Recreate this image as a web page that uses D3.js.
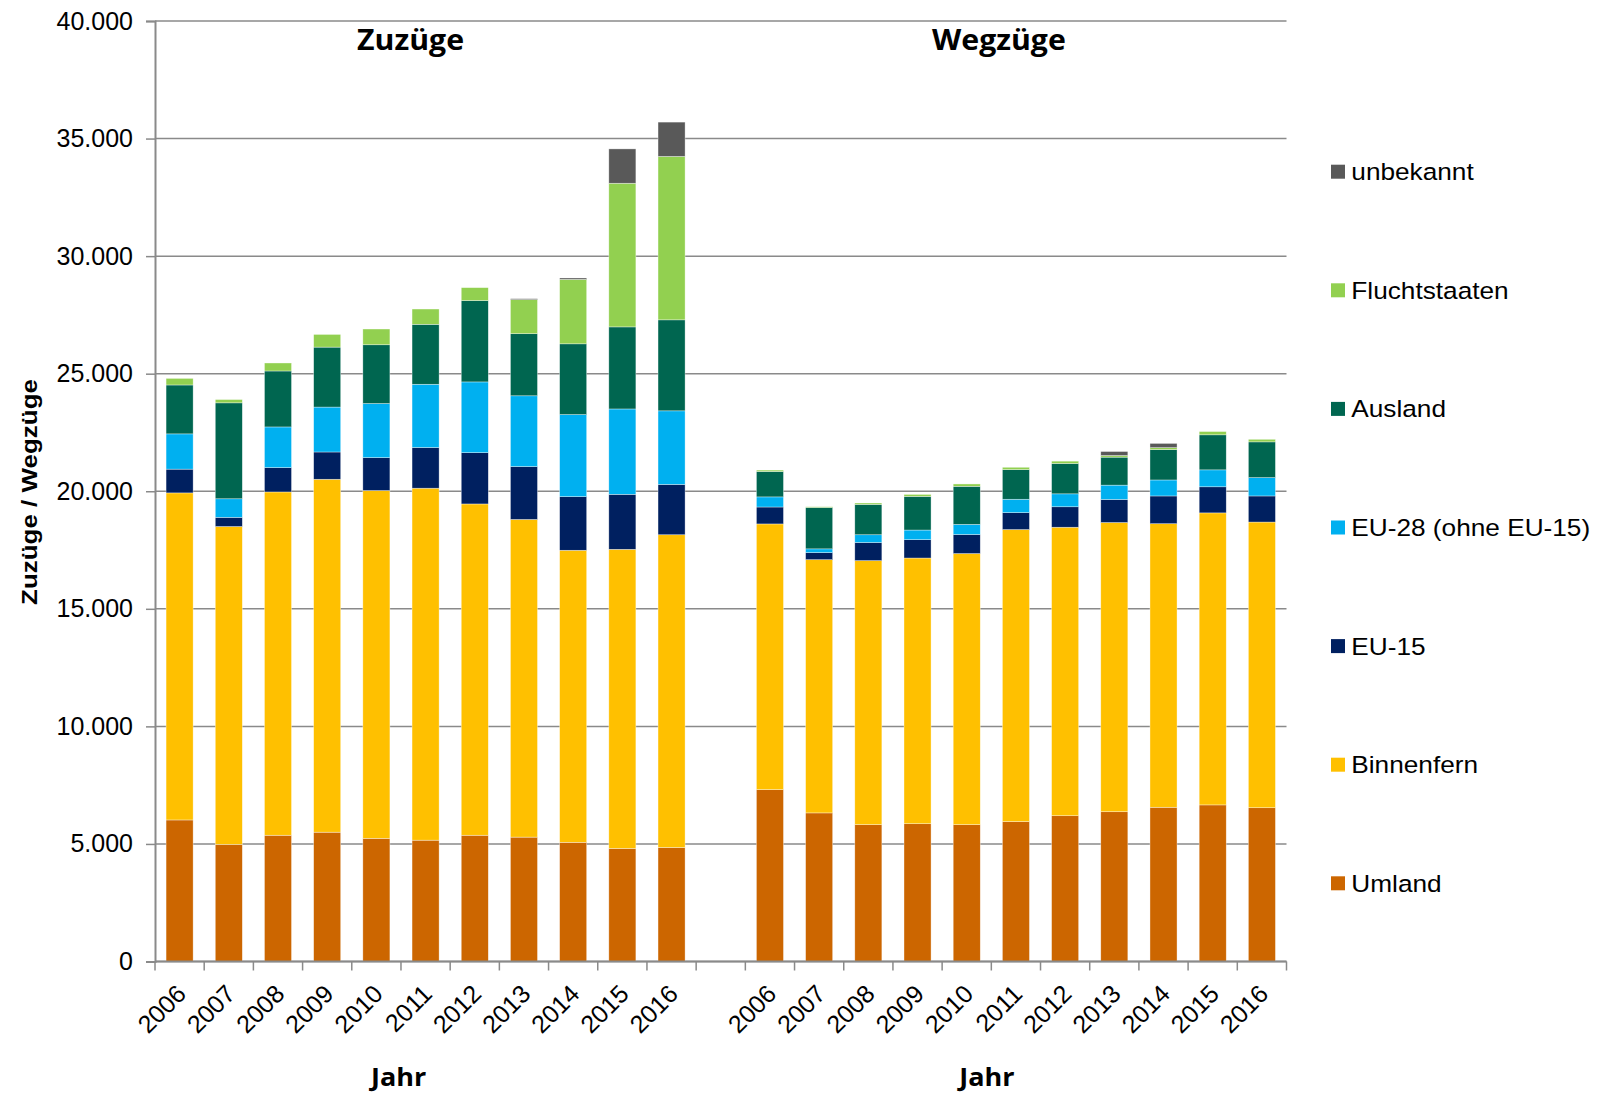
<!DOCTYPE html>
<html>
<head>
<meta charset="utf-8">
<script src="https://cdn.jsdelivr.net/npm/d3@7"></script>
<style>
  body { margin: 0; background: #fff; }
  text { font-family: "Liberation Sans", Arial, sans-serif; fill: #000; }
  .head { font-family: "Open Sans", sans-serif; font-weight: 700; }
</style>
</head>
<body>
<div id="chart"></div>
<script>
// Data
var years = ["2006", "2007", "2008", "2009", "2010", "2011", "2012", "2013", "2014", "2015", "2016"];
var seriesNames = ["Umland", "Binnenfern", "EU-15", "EU-28 (ohne EU-15)", "Ausland", "Fluchtstaaten", "unbekannt"];
var seriesColors = ["#CC6600", "#FFC000", "#002060", "#00B0F0", "#006650", "#92D050", "#595959"];
var yTicks = [0, 5000, 10000, 15000, 20000, 25000, 30000, 35000, 40000];

// Zuzüge
var zuUmland     = [6020, 4980, 5370, 5500, 5240, 5160, 5370, 5290, 5070, 4810, 4850];
var zuBinnenfern = [13910, 13520, 14600, 15010, 14790, 14970, 14090, 13510, 12420, 12720, 13300];
var zuEU15       = [1010, 390, 1035, 1160, 1400, 1730, 2180, 2250, 2280, 2340, 2140];
var zuEU28       = [1500, 790, 1730, 1910, 2300, 2690, 3010, 3010, 3490, 3630, 3130];
var zuAusland    = [2080, 4080, 2380, 2550, 2500, 2550, 3460, 2640, 3010, 3490, 3870];
var zuFlucht     = [280, 140, 340, 540, 670, 650, 550, 1450, 2740, 6110, 6950];
var zuUnbekannt  = [0, 0, 0, 0, 0, 0, 0, 40, 60, 1460, 1460];

// Wegzüge
var weUmland     = [7310, 6320, 5820, 5860, 5820, 5950, 6200, 6370, 6560, 6660, 6540];
var weBinnenfern = [11300, 10770, 11230, 11300, 11530, 12420, 12270, 12300, 12060, 12420, 12150];
var weEU15       = [720, 300, 770, 780, 810, 720, 870, 980, 1180, 1110, 1110];
var weEU28       = [430, 160, 330, 410, 430, 570, 550, 610, 680, 720, 780];
var weAusland    = [1080, 1760, 1290, 1430, 1620, 1260, 1290, 1190, 1290, 1490, 1520];
var weFlucht     = [60, 30, 60, 85, 100, 100, 100, 70, 85, 140, 110];
var weUnbekannt  = [0, 0, 0, 0, 0, 0, 0, 170, 180, 0, 0];

var zuSeries = [zuUmland, zuBinnenfern, zuEU15, zuEU28, zuAusland, zuFlucht, zuUnbekannt];
var weSeries = [weUmland, weBinnenfern, weEU15, weEU28, weAusland, weFlucht, weUnbekannt];

var deLocale = d3.formatLocale({ decimal: ",", thousands: ".", grouping: [3], currency: ["", " €"] });
var fmt = deLocale.format(",");

// Build the category table: 11 Zuzüge years, an empty slot, 11 Wegzüge years
var rows = [];
years.forEach(function(y, i) {
  var r = { key: "Z" + y, label: y };
  seriesNames.forEach(function(s, j) { r[s] = zuSeries[j][i]; });
  rows.push(r);
});
var gapRow = { key: "gap", label: "" };
seriesNames.forEach(function(s) { gapRow[s] = 0; });
rows.push(gapRow);
years.forEach(function(y, i) {
  var r = { key: "W" + y, label: y };
  seriesNames.forEach(function(s, j) { r[s] = weSeries[j][i]; });
  rows.push(r);
});

var width = 1601, height = 1093;
var margins = { top: 21, right: 314.5, bottom: 131.5, left: 155 };
var chartWidth = width - margins.left - margins.right;
var chartHeight = height - margins.top - margins.bottom;

var svg = d3.select("#chart").append("svg")
  .attr("width", width)
  .attr("height", height);

var chartElement = svg.append("g")
  .attr("transform", "translate(" + margins.left + "," + margins.top + ")");

var xScale = d3.scaleBand()
  .domain(rows.map(d => d.key))
  .range([0, chartWidth])
  .paddingInner(0.45)
  .paddingOuter(0.225);

var yScale = d3.scaleLinear()
  .domain([0, 40000])
  .range([chartHeight, 0]);

var gridColor = "#8a8a8a";

// Grid
chartElement.append("g")
  .attr("class", "grid")
  .selectAll("line")
  .data(yTicks)
  .enter()
  .append("line")
  .attr("x1", 0)
  .attr("x2", chartWidth)
  .attr("y1", d => yScale(d))
  .attr("y2", d => yScale(d))
  .attr("stroke", gridColor)
  .attr("stroke-width", 1.5);

// Bars
var stacked = d3.stack().keys(seriesNames)(rows);
chartElement.append("g")
  .attr("class", "bars")
  .selectAll("g")
  .data(stacked)
  .enter()
  .append("g")
  .attr("fill", (d, i) => seriesColors[i])
  .selectAll("rect")
  .data(d => d.filter(p => p[1] - p[0] > 0))
  .enter()
  .append("rect")
  .attr("x", d => xScale(d.data.key))
  .attr("width", xScale.bandwidth())
  .attr("y", d => yScale(d[1]))
  .attr("height", d => yScale(d[0]) - yScale(d[1]))
  .attr("stroke", "#ffffff")
  .attr("stroke-width", 0.6)
  .attr("stroke-opacity", 0.6);

// Y axis
var yAxis = d3.axisLeft(yScale)
  .tickValues(yTicks)
  .tickSize(9)
  .tickPadding(13)
  .tickFormat(d => fmt(d));

var yAxisG = chartElement.append("g")
  .attr("class", "y axis")
  .call(yAxis);
yAxisG.select(".domain").attr("stroke", gridColor).attr("stroke-width", 2);
yAxisG.selectAll(".tick line").attr("stroke", gridColor).attr("stroke-width", 1.5);
yAxisG.selectAll(".tick text")
  .attr("font-size", 25)
  .attr("fill", "#000")
  .attr("font-family", "Liberation Sans, Arial, sans-serif");

// X axis: ticks sit on category boundaries
var step = xScale.step();
var boundaries = d3.range(rows.length + 1);
var xAxisG = chartElement.append("g")
  .attr("class", "x axis")
  .attr("transform", "translate(0," + chartHeight + ")");
xAxisG.append("line")
  .attr("x1", 0)
  .attr("x2", chartWidth)
  .attr("stroke", gridColor)
  .attr("stroke-width", 2);
xAxisG.selectAll(".tk")
  .data(boundaries)
  .enter()
  .append("line")
  .attr("class", "tk")
  .attr("x1", d => d * step)
  .attr("x2", d => d * step)
  .attr("y1", 0)
  .attr("y2", 9)
  .attr("stroke", gridColor)
  .attr("stroke-width", 1.5);

xAxisG.selectAll(".yl")
  .data(rows.filter(d => d.label))
  .enter()
  .append("text")
  .attr("class", "yl")
  .attr("text-anchor", "end")
  .attr("font-size", 25)
  .attr("transform", d => "translate(" + (xScale(d.key) + xScale.bandwidth() / 2 + 8) + ",34) rotate(-45)")
  .text(d => d.label);

// Section titles and axis titles
var zuCenter = (xScale("Z2006") + xScale("Z2016") + xScale.bandwidth()) / 2;
var weCenter = (xScale("W2006") + xScale("W2016") + xScale.bandwidth()) / 2;

[["Zuzüge", zuCenter - 15], ["Wegzüge", weCenter - 17]].forEach(function(t) {
  chartElement.append("text")
    .attr("class", "head")
    .attr("text-anchor", "middle")
    .attr("font-size", 28)
    .attr("transform", "translate(" + t[1] + "," + 29 + ") scale(1.08,1)")
    .text(t[0]);
});

[zuCenter - 27, weCenter - 29].forEach(function(cx) {
  chartElement.append("text")
    .attr("class", "head")
    .attr("text-anchor", "middle")
    .attr("font-size", 25)
    .attr("transform", "translate(" + cx + "," + (chartHeight + 124) + ") scale(1.08,1)")
    .text("Jahr");
});

svg.append("text")
  .attr("text-anchor", "middle")
  .attr("font-weight", 700)
  .attr("font-size", 22)
  .attr("transform", "translate(37," + 492 + ") rotate(-90) scale(1.18,1)")
  .text("Zuzüge / Wegzüge");

// Legend (top series first)
var legendX = 1331, legendTop = 171.7, legendStep = 118.6;
var legendItems = seriesNames.map((s, i) => ({ name: s, color: seriesColors[i] })).reverse();
var legend = svg.append("g")
  .attr("class", "legend")
  .selectAll("g")
  .data(legendItems)
  .enter()
  .append("g")
  .attr("transform", (d, i) => "translate(" + legendX + "," + (legendTop + i * legendStep) + ")");
legend.append("rect")
  .attr("x", 0)
  .attr("y", -7)
  .attr("width", 14)
  .attr("height", 14)
  .attr("fill", d => d.color);
legend.append("text")
  .attr("x", 19)
  .attr("y", 8.5)
  .attr("font-size", 24.5)
  .attr("transform", "scale(1.07,1)")
  .text(d => d.name);
</script>
</body>
</html>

• [WORK TO DO] Every line from the top of the material above through the line with "30000, 35000, 40000];" should be duplicated exactly, please; leave out the pictures.

• [ANSWER FOR THIS EXERCISE]
Recreate this image as a web page that uses D3.js.
<!DOCTYPE html>
<html>
<head>
<meta charset="utf-8">
<script src="https://cdn.jsdelivr.net/npm/d3@7"></script>
<style>
  body { margin: 0; background: #fff; }
  text { font-family: "Liberation Sans", Arial, sans-serif; fill: #000; }
  .head { font-family: "Open Sans", sans-serif; font-weight: 700; }
</style>
</head>
<body>
<div id="chart"></div>
<script>
// Data
var years = ["2006", "2007", "2008", "2009", "2010", "2011", "2012", "2013", "2014", "2015", "2016"];
var seriesNames = ["Umland", "Binnenfern", "EU-15", "EU-28 (ohne EU-15)", "Ausland", "Fluchtstaaten", "unbekannt"];
var seriesColors = ["#CC6600", "#FFC000", "#002060", "#00B0F0", "#006650", "#92D050", "#595959"];
var yTicks = [0, 5000, 10000, 15000, 20000, 25000, 30000, 35000, 40000];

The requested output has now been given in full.